Given problem. Produce a word-for-word copy of the listing below without its pictures.

************

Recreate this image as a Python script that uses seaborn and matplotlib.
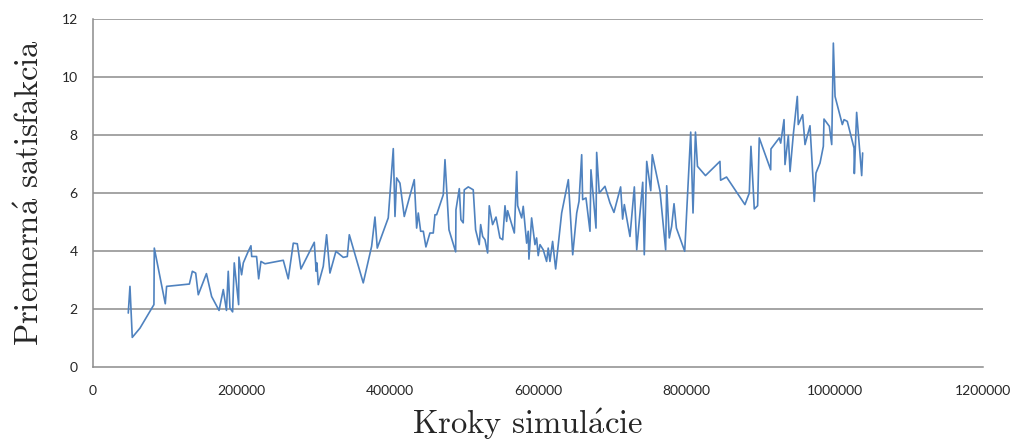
import matplotlib
matplotlib.use("Agg")
import matplotlib.pyplot as plt
import seaborn as sns
import pandas as pd

# Simulation steps (x) and average satisfaction (y)
steps = [
    47600, 49900, 53000, 63400, 82200, 82700, 97500, 99300, 130000, 134000,
    138500, 142000, 153000, 160000, 170000, 175700, 180000, 182400, 184700, 188300,
    190500, 196400, 196800, 200400, 202700, 209400, 213000, 214000, 220600, 223400,
    226500, 231900, 256600, 263300, 270100, 275500, 280400, 298400, 300900, 301900,
    303800, 310500, 315000, 319500, 327600, 337500, 342900, 345600, 364400, 375700,
    380200, 383300, 398100, 404900, 407200, 409400, 413900, 419700, 433200, 436400,
    438600, 441800, 445400, 448900, 454300, 458800, 461100, 463300, 472300, 474600,
    480000, 489000, 489400, 493900, 496100, 499200, 500600, 506000, 512700, 515900,
    520800, 522700, 525400, 528500, 532100, 534300, 538800, 543400, 548700, 552400,
    555500, 557700, 559100, 568100, 571300, 572600, 578000, 580100, 584700, 586800,
    587800, 591400, 595900, 598100, 600300, 602700, 607100, 611600, 613800, 616100,
    619700, 623800, 631900, 640900, 646800, 652200, 655300, 658900, 660200, 664700,
    670100, 671400, 678200, 679100, 682600, 690300, 697000, 702400, 711400, 714100,
    716400, 724000, 727200, 729900, 733100, 741200, 743300, 746600, 752000, 754100,
    764500, 772100, 773500, 777000, 780200, 783400, 786600, 797800, 805900, 809000,
    812300, 815000, 825800, 845300, 846200, 854200, 879000, 884900, 887100, 891600,
    896100, 898300, 913700, 914100, 925300, 927200, 931700, 933000, 937500, 939800,
    944200, 949600, 950900, 956800, 960000, 966700, 972500, 974800, 980200, 984700,
    985600, 992800, 996000, 998200, 1000500, 1010300, 1012600, 1017000, 1026100, 1026500,
    1029600, 1036400, 1037700,
]
satisfaction = [
    1.86, 2.78, 1.02, 1.34, 2.15, 4.10, 2.18, 2.78, 2.86, 3.30,
    3.24, 2.49, 3.22, 2.43, 1.95, 2.67, 1.95, 3.30, 2.03, 1.90,
    3.59, 2.15, 3.79, 3.18, 3.59, 3.99, 4.18, 3.81, 3.81, 3.04,
    3.64, 3.56, 3.68, 3.04, 4.27, 4.25, 3.38, 4.30, 3.30, 3.59,
    2.84, 3.47, 4.56, 3.24, 3.99, 3.78, 3.81, 4.56, 2.90, 4.16,
    5.17, 4.10, 5.14, 7.53, 5.19, 6.52, 6.34, 5.19, 6.46, 4.79,
    5.31, 4.68, 4.68, 4.14, 4.62, 4.62, 5.25, 5.25, 5.94, 7.15,
    4.73, 3.97, 5.42, 6.15, 5.08, 4.97, 6.11, 6.21, 6.11, 4.73,
    4.22, 4.91, 4.50, 4.39, 3.93, 5.56, 4.91, 5.17, 4.45, 4.39,
    5.56, 5.02, 5.39, 4.62, 6.74, 5.56, 5.14, 5.54, 4.27, 4.68,
    3.72, 5.14, 4.22, 4.45, 3.84, 4.22, 4.04, 3.64, 4.10, 3.64,
    4.33, 3.38, 5.31, 6.46, 3.87, 5.31, 5.71, 7.32, 5.77, 5.83,
    4.68, 6.80, 4.79, 7.40, 6.00, 6.23, 5.66, 5.33, 6.21, 5.10,
    5.60, 4.50, 5.42, 6.21, 4.04, 6.37, 3.87, 7.09, 6.08, 7.32,
    6.06, 4.04, 6.25, 4.45, 4.85, 5.63, 4.79, 3.99, 8.10, 5.31,
    8.10, 6.92, 6.60, 7.09, 6.44, 6.55, 5.60, 6.00, 7.61, 5.45,
    5.56, 7.90, 6.80, 7.52, 7.90, 7.72, 8.53, 6.98, 7.98, 6.74,
    8.01, 9.33, 8.36, 8.70, 7.67, 8.32, 5.71, 6.69, 7.03, 7.61,
    8.55, 8.30, 7.67, 11.17, 9.33, 8.36, 8.53, 8.47, 7.55, 6.67,
    8.78, 6.60, 7.38,
]
x_ticks = [0, 200000, 400000, 600000, 800000, 1000000, 1200000]
y_ticks = [0, 2, 4, 6, 8, 10, 12]
x_label = r"Kroky simul$\mathrm{\acute{a}}$cie"
y_label = r"Priemern$\mathrm{\acute{a}}$ satisfakcia"

df = pd.DataFrame({"steps": steps, "satisfaction": satisfaction})

sns.set_style("white")
plt.rcParams["font.family"] = ["Lato", "DejaVu Sans"]
plt.rcParams["mathtext.fontset"] = "cm"

fig = plt.figure(figsize=(10.17, 4.43), dpi=100)
ax = fig.add_axes([0.0914, 0.1716, 0.8752, 0.7855])

grid_c = "#8c8c8c"
ax.set_axisbelow(True)
for yv in y_ticks[1:]:
    ax.axhline(yv, color=grid_c, lw=1.1, zorder=0)

sns.lineplot(data=df, x="steps", y="satisfaction", ax=ax, color="#4f82bf",
             lw=1.2, estimator=None, sort=False)

ax.set_xlim(0, 1200000)
ax.set_ylim(0, 12)
ax.set_xticks(x_ticks)
ax.set_xticklabels([str(v) for v in x_ticks])
ax.set_yticks(y_ticks)
ax.set_yticklabels([str(v) for v in y_ticks])

for s in ["top", "right"]:
    ax.spines[s].set_visible(False)
for s in ["left", "bottom"]:
    ax.spines[s].set_color(grid_c)
    ax.spines[s].set_linewidth(1.1)

ax.tick_params(axis="both", which="major", direction="out", length=5,
               width=1, color=grid_c, labelsize=10, labelcolor="#262626")
ax.tick_params(axis="x", pad=8)
ax.tick_params(axis="y", pad=6)

serif = ["cmr10", "DejaVu Serif"]
ax.set_xlabel(x_label, fontsize=23.5, family=serif)
ax.set_ylabel(y_label, fontsize=23.5, family=serif, labelpad=12)
ax.xaxis.set_label_coords(0.488, -0.113)

fig.savefig("out.png", dpi=100)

************

Written solution.
Recreate this image as a Python script that uses seaborn and matplotlib.
import matplotlib
matplotlib.use("Agg")
import matplotlib.pyplot as plt
import seaborn as sns
import pandas as pd

# Simulation steps (x) and average satisfaction (y)
steps = [
    47600, 49900, 53000, 63400, 82200, 82700, 97500, 99300, 130000, 134000,
    138500, 142000, 153000, 160000, 170000, 175700, 180000, 182400, 184700, 188300,
    190500, 196400, 196800, 200400, 202700, 209400, 213000, 214000, 220600, 223400,
    226500, 231900, 256600, 263300, 270100, 275500, 280400, 298400, 300900, 301900,
    303800, 310500, 315000, 319500, 327600, 337500, 342900, 345600, 364400, 375700,
    380200, 383300, 398100, 404900, 407200, 409400, 413900, 419700, 433200, 436400,
    438600, 441800, 445400, 448900, 454300, 458800, 461100, 463300, 472300, 474600,
    480000, 489000, 489400, 493900, 496100, 499200, 500600, 506000, 512700, 515900,
    520800, 522700, 525400, 528500, 532100, 534300, 538800, 543400, 548700, 552400,
    555500, 557700, 559100, 568100, 571300, 572600, 578000, 580100, 584700, 586800,
    587800, 591400, 595900, 598100, 600300, 602700, 607100, 611600, 613800, 616100,
    619700, 623800, 631900, 640900, 646800, 652200, 655300, 658900, 660200, 664700,
    670100, 671400, 678200, 679100, 682600, 690300, 697000, 702400, 711400, 714100,
    716400, 724000, 727200, 729900, 733100, 741200, 743300, 746600, 752000, 754100,
    764500, 772100, 773500, 777000, 780200, 783400, 786600, 797800, 805900, 809000,
    812300, 815000, 825800, 845300, 846200, 854200, 879000, 884900, 887100, 891600,
    896100, 898300, 913700, 914100, 925300, 927200, 931700, 933000, 937500, 939800,
    944200, 949600, 950900, 956800, 960000, 966700, 972500, 974800, 980200, 984700,
    985600, 992800, 996000, 998200, 1000500, 1010300, 1012600, 1017000, 1026100, 1026500,
    1029600, 1036400, 1037700,
]
satisfaction = [
    1.86, 2.78, 1.02, 1.34, 2.15, 4.10, 2.18, 2.78, 2.86, 3.30,
    3.24, 2.49, 3.22, 2.43, 1.95, 2.67, 1.95, 3.30, 2.03, 1.90,
    3.59, 2.15, 3.79, 3.18, 3.59, 3.99, 4.18, 3.81, 3.81, 3.04,
    3.64, 3.56, 3.68, 3.04, 4.27, 4.25, 3.38, 4.30, 3.30, 3.59,
    2.84, 3.47, 4.56, 3.24, 3.99, 3.78, 3.81, 4.56, 2.90, 4.16,
    5.17, 4.10, 5.14, 7.53, 5.19, 6.52, 6.34, 5.19, 6.46, 4.79,
    5.31, 4.68, 4.68, 4.14, 4.62, 4.62, 5.25, 5.25, 5.94, 7.15,
    4.73, 3.97, 5.42, 6.15, 5.08, 4.97, 6.11, 6.21, 6.11, 4.73,
    4.22, 4.91, 4.50, 4.39, 3.93, 5.56, 4.91, 5.17, 4.45, 4.39,
    5.56, 5.02, 5.39, 4.62, 6.74, 5.56, 5.14, 5.54, 4.27, 4.68,
    3.72, 5.14, 4.22, 4.45, 3.84, 4.22, 4.04, 3.64, 4.10, 3.64,
    4.33, 3.38, 5.31, 6.46, 3.87, 5.31, 5.71, 7.32, 5.77, 5.83,
    4.68, 6.80, 4.79, 7.40, 6.00, 6.23, 5.66, 5.33, 6.21, 5.10,
    5.60, 4.50, 5.42, 6.21, 4.04, 6.37, 3.87, 7.09, 6.08, 7.32,
    6.06, 4.04, 6.25, 4.45, 4.85, 5.63, 4.79, 3.99, 8.10, 5.31,
    8.10, 6.92, 6.60, 7.09, 6.44, 6.55, 5.60, 6.00, 7.61, 5.45,
    5.56, 7.90, 6.80, 7.52, 7.90, 7.72, 8.53, 6.98, 7.98, 6.74,
    8.01, 9.33, 8.36, 8.70, 7.67, 8.32, 5.71, 6.69, 7.03, 7.61,
    8.55, 8.30, 7.67, 11.17, 9.33, 8.36, 8.53, 8.47, 7.55, 6.67,
    8.78, 6.60, 7.38,
]
x_ticks = [0, 200000, 400000, 600000, 800000, 1000000, 1200000]
y_ticks = [0, 2, 4, 6, 8, 10, 12]
x_label = r"Kroky simul$\mathrm{\acute{a}}$cie"
y_label = r"Priemern$\mathrm{\acute{a}}$ satisfakcia"

df = pd.DataFrame({"steps": steps, "satisfaction": satisfaction})

sns.set_style("white")
plt.rcParams["font.family"] = ["Lato", "DejaVu Sans"]
plt.rcParams["mathtext.fontset"] = "cm"

fig = plt.figure(figsize=(10.17, 4.43), dpi=100)
ax = fig.add_axes([0.0914, 0.1716, 0.8752, 0.7855])

grid_c = "#8c8c8c"
ax.set_axisbelow(True)
for yv in y_ticks[1:]:
    ax.axhline(yv, color=grid_c, lw=1.1, zorder=0)

sns.lineplot(data=df, x="steps", y="satisfaction", ax=ax, color="#4f82bf",
             lw=1.2, estimator=None, sort=False)

ax.set_xlim(0, 1200000)
ax.set_ylim(0, 12)
ax.set_xticks(x_ticks)
ax.set_xticklabels([str(v) for v in x_ticks])
ax.set_yticks(y_ticks)
ax.set_yticklabels([str(v) for v in y_ticks])

for s in ["top", "right"]:
    ax.spines[s].set_visible(False)
for s in ["left", "bottom"]:
    ax.spines[s].set_color(grid_c)
    ax.spines[s].set_linewidth(1.1)

ax.tick_params(axis="both", which="major", direction="out", length=5,
               width=1, color=grid_c, labelsize=10, labelcolor="#262626")
ax.tick_params(axis="x", pad=8)
ax.tick_params(axis="y", pad=6)

serif = ["cmr10", "DejaVu Serif"]
ax.set_xlabel(x_label, fontsize=23.5, family=serif)
ax.set_ylabel(y_label, fontsize=23.5, family=serif, labelpad=12)
ax.xaxis.set_label_coords(0.488, -0.113)

fig.savefig("out.png", dpi=100)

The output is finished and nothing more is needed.